▸ **REQUIREMENTS**
Copy the data that follows, character for character, minus the pictures.

▸ **SOURCE MATERIAL**
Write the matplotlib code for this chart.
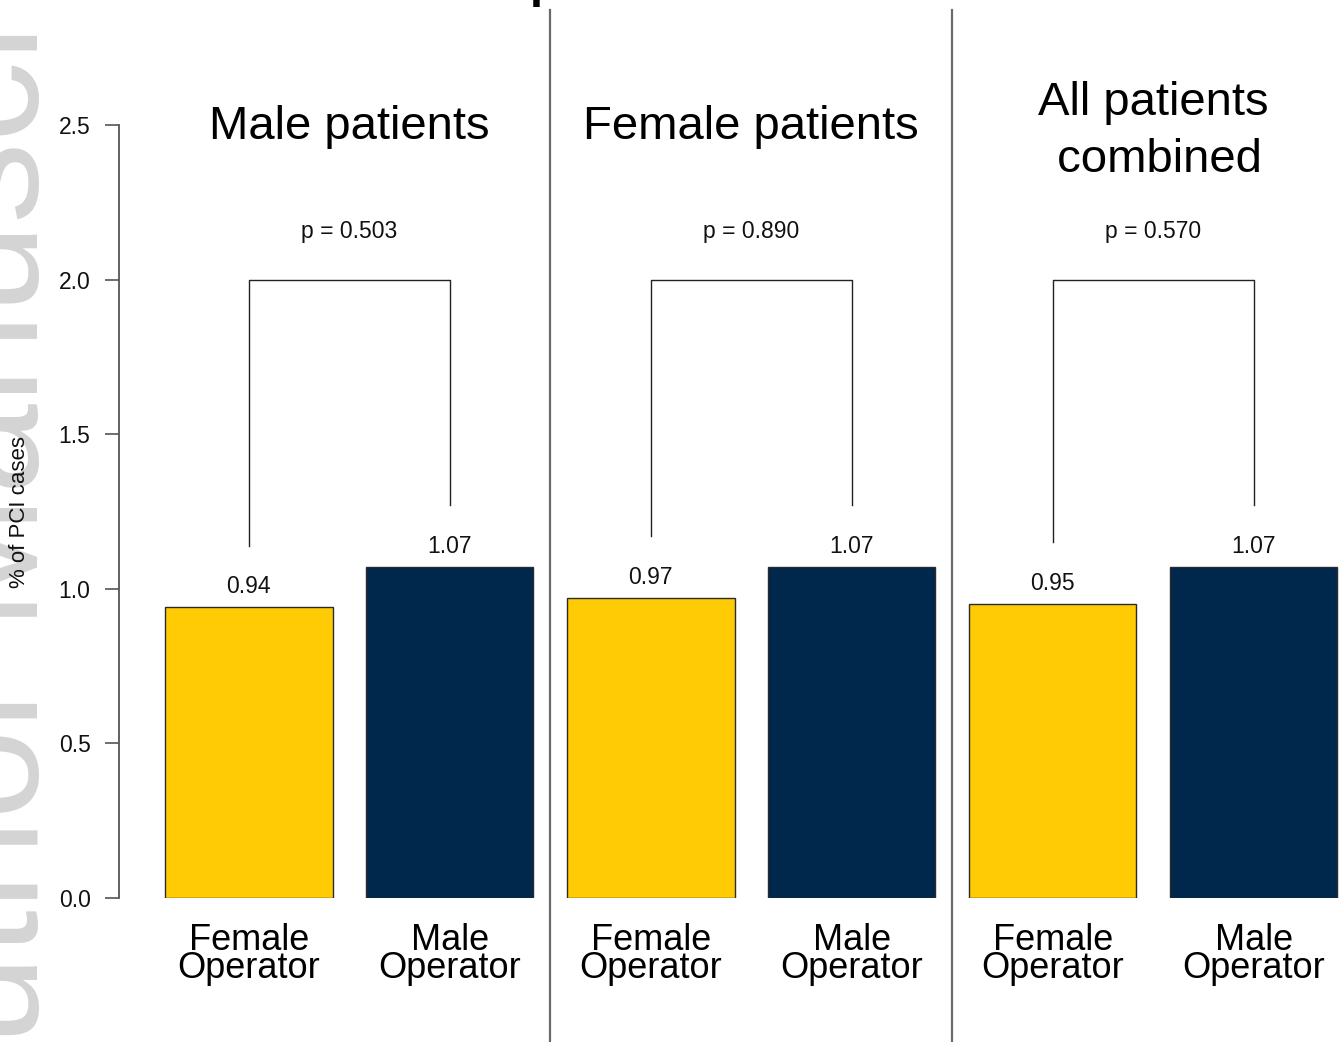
import matplotlib
matplotlib.use("Agg")
import matplotlib.pyplot as plt

plt.rcParams["font.family"] = ["Liberation Sans", "DejaVu Sans"]

# Data
panel_titles = ["Male patients", "Female patients", "All patients\n combined"]
operator_labels = ["Female\nOperator", "Male\nOperator"]
female_operator = [0.94, 0.97, 0.95]
male_operator = [1.07, 1.07, 1.07]
p_values = ["p = 0.503", "p = 0.890", "p = 0.570"]
y_ticks = [0.0, 0.5, 1.0, 1.5, 2.0, 2.5]
y_label = "% of PCI cases"

MAIZE = "#FFCB05"
NAVY = "#00274C"

W, H = 1343, 1042
fig = plt.figure(figsize=(W / 100, H / 100), dpi=100)

# watermark running up the left edge
fig.text(38 / W, 1 - 1153 / H, "Author Manuscript", rotation=90,
         rotation_mode="anchor", ha="left", va="baseline",
         fontsize=117, color="#d4d4d4", zorder=0)

# cut-off heading at the very top
fig.text(530 / W, 1 + 3 / H, "p", fontsize=34, fontweight="bold",
         ha="left", va="baseline", color="black")

# axes placed so that y=0..2.5 spans the plotting band
y_bot, y_top = 898, 125
x_left = 119
ax = fig.add_axes([x_left / W, 1 - y_bot / H, (W - x_left) / W, (y_bot - y_top) / H])
ax.patch.set_alpha(0)
px_per_unit = (y_bot - y_top) / 2.5
x0_px, x_unit = 131.5, 167.5
ax.set_ylim(0, 2.5)
ax.set_xlim((x_left - x0_px) / x_unit, (W - x0_px) / x_unit)


def ypx(py):
    return (y_bot - py) / px_per_unit


# bar layout: width 1, space 0.2
heights, colors, centers = [], [], []
for f, m in zip(female_operator, male_operator):
    heights += [f, m]
    colors += [MAIZE, NAVY]
for i in range(len(heights)):
    centers.append(0.2 + 1.2 * i + 0.5)

ax.bar(centers, heights, width=1.0, color=colors, edgecolor="#2b2b2b",
       linewidth=1.0, zorder=2)

for c, h in zip(centers, heights):
    ax.text(c, h + 0.047, f"{h:.2f}", ha="center", va="baseline",
            fontsize=16.5, color="#111111")

for k in range(len(panel_titles)):
    cf, cm = centers[2 * k], centers[2 * k + 1]
    hf, hm = heights[2 * k], heights[2 * k + 1]
    ax.plot([cf, cf, cm, cm], [hf + 0.2, 2.0, 2.0, hm + 0.2],
            color="#222222", lw=1.0, clip_on=False)
    mid = (cf + cm) / 2
    ax.text(mid, 2.133, p_values[k], ha="center", va="baseline",
            fontsize=16.5, color="#111111")
    lines = panel_titles[k].split("\n")
    if len(lines) == 1:
        ax.text(mid, ypx(139), lines[0], ha="center", va="baseline",
                fontsize=34, clip_on=False)
    else:
        ax.text(mid, ypx(115), lines[0], ha="center", va="baseline",
                fontsize=34, clip_on=False)
        ax.text(mid, ypx(172), lines[1], ha="center", va="baseline",
                fontsize=34, clip_on=False)

# operator labels under each bar
for i, c in enumerate(centers):
    top, bottom = operator_labels[i % 2].split("\n")
    ax.text(c, ypx(950), top, ha="center", va="baseline", fontsize=26,
            clip_on=False)
    ax.text(c, ypx(978), bottom, ha="center", va="baseline", fontsize=26,
            clip_on=False)

# panel separators
for xs in [2.5, 4.9]:
    ax.plot([xs, xs], [ypx(10), ypx(H + 5)], color="#6a6a6a", lw=1.6,
            clip_on=False, zorder=1)

# y axis
for s in ["top", "right", "bottom"]:
    ax.spines[s].set_visible(False)
ax.spines["left"].set_bounds(0, 2.5)
ax.spines["left"].set_color("#555555")
ax.spines["left"].set_linewidth(1.3)
ax.set_xticks([])
ax.set_yticks(y_ticks)
ax.set_yticklabels([f"{t:.1f}" for t in y_ticks], fontsize=16.5, color="#111111")
ax.tick_params(axis="y", length=10, width=1.2, color="#555555", pad=10.5)

fig.text(20 / W, 1 - 512 / H, y_label, rotation=90, ha="center", va="center",
         fontsize=16, color="#111111")

fig.savefig("out.png", dpi=100)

▸ **OUTPUT FOR THIS TASK**
Write the matplotlib code for this chart.
import matplotlib
matplotlib.use("Agg")
import matplotlib.pyplot as plt

plt.rcParams["font.family"] = ["Liberation Sans", "DejaVu Sans"]

# Data
panel_titles = ["Male patients", "Female patients", "All patients\n combined"]
operator_labels = ["Female\nOperator", "Male\nOperator"]
female_operator = [0.94, 0.97, 0.95]
male_operator = [1.07, 1.07, 1.07]
p_values = ["p = 0.503", "p = 0.890", "p = 0.570"]
y_ticks = [0.0, 0.5, 1.0, 1.5, 2.0, 2.5]
y_label = "% of PCI cases"

MAIZE = "#FFCB05"
NAVY = "#00274C"

W, H = 1343, 1042
fig = plt.figure(figsize=(W / 100, H / 100), dpi=100)

# watermark running up the left edge
fig.text(38 / W, 1 - 1153 / H, "Author Manuscript", rotation=90,
         rotation_mode="anchor", ha="left", va="baseline",
         fontsize=117, color="#d4d4d4", zorder=0)

# cut-off heading at the very top
fig.text(530 / W, 1 + 3 / H, "p", fontsize=34, fontweight="bold",
         ha="left", va="baseline", color="black")

# axes placed so that y=0..2.5 spans the plotting band
y_bot, y_top = 898, 125
x_left = 119
ax = fig.add_axes([x_left / W, 1 - y_bot / H, (W - x_left) / W, (y_bot - y_top) / H])
ax.patch.set_alpha(0)
px_per_unit = (y_bot - y_top) / 2.5
x0_px, x_unit = 131.5, 167.5
ax.set_ylim(0, 2.5)
ax.set_xlim((x_left - x0_px) / x_unit, (W - x0_px) / x_unit)


def ypx(py):
    return (y_bot - py) / px_per_unit


# bar layout: width 1, space 0.2
heights, colors, centers = [], [], []
for f, m in zip(female_operator, male_operator):
    heights += [f, m]
    colors += [MAIZE, NAVY]
for i in range(len(heights)):
    centers.append(0.2 + 1.2 * i + 0.5)

ax.bar(centers, heights, width=1.0, color=colors, edgecolor="#2b2b2b",
       linewidth=1.0, zorder=2)

for c, h in zip(centers, heights):
    ax.text(c, h + 0.047, f"{h:.2f}", ha="center", va="baseline",
            fontsize=16.5, color="#111111")

for k in range(len(panel_titles)):
    cf, cm = centers[2 * k], centers[2 * k + 1]
    hf, hm = heights[2 * k], heights[2 * k + 1]
    ax.plot([cf, cf, cm, cm], [hf + 0.2, 2.0, 2.0, hm + 0.2],
            color="#222222", lw=1.0, clip_on=False)
    mid = (cf + cm) / 2
    ax.text(mid, 2.133, p_values[k], ha="center", va="baseline",
            fontsize=16.5, color="#111111")
    lines = panel_titles[k].split("\n")
    if len(lines) == 1:
        ax.text(mid, ypx(139), lines[0], ha="center", va="baseline",
                fontsize=34, clip_on=False)
    else:
        ax.text(mid, ypx(115), lines[0], ha="center", va="baseline",
                fontsize=34, clip_on=False)
        ax.text(mid, ypx(172), lines[1], ha="center", va="baseline",
                fontsize=34, clip_on=False)

# operator labels under each bar
for i, c in enumerate(centers):
    top, bottom = operator_labels[i % 2].split("\n")
    ax.text(c, ypx(950), top, ha="center", va="baseline", fontsize=26,
            clip_on=False)
    ax.text(c, ypx(978), bottom, ha="center", va="baseline", fontsize=26,
            clip_on=False)

# panel separators
for xs in [2.5, 4.9]:
    ax.plot([xs, xs], [ypx(10), ypx(H + 5)], color="#6a6a6a", lw=1.6,
            clip_on=False, zorder=1)

# y axis
for s in ["top", "right", "bottom"]:
    ax.spines[s].set_visible(False)
ax.spines["left"].set_bounds(0, 2.5)
ax.spines["left"].set_color("#555555")
ax.spines["left"].set_linewidth(1.3)
ax.set_xticks([])
ax.set_yticks(y_ticks)
ax.set_yticklabels([f"{t:.1f}" for t in y_ticks], fontsize=16.5, color="#111111")
ax.tick_params(axis="y", length=10, width=1.2, color="#555555", pad=10.5)

fig.text(20 / W, 1 - 512 / H, y_label, rotation=90, ha="center", va="center",
         fontsize=16, color="#111111")

fig.savefig("out.png", dpi=100)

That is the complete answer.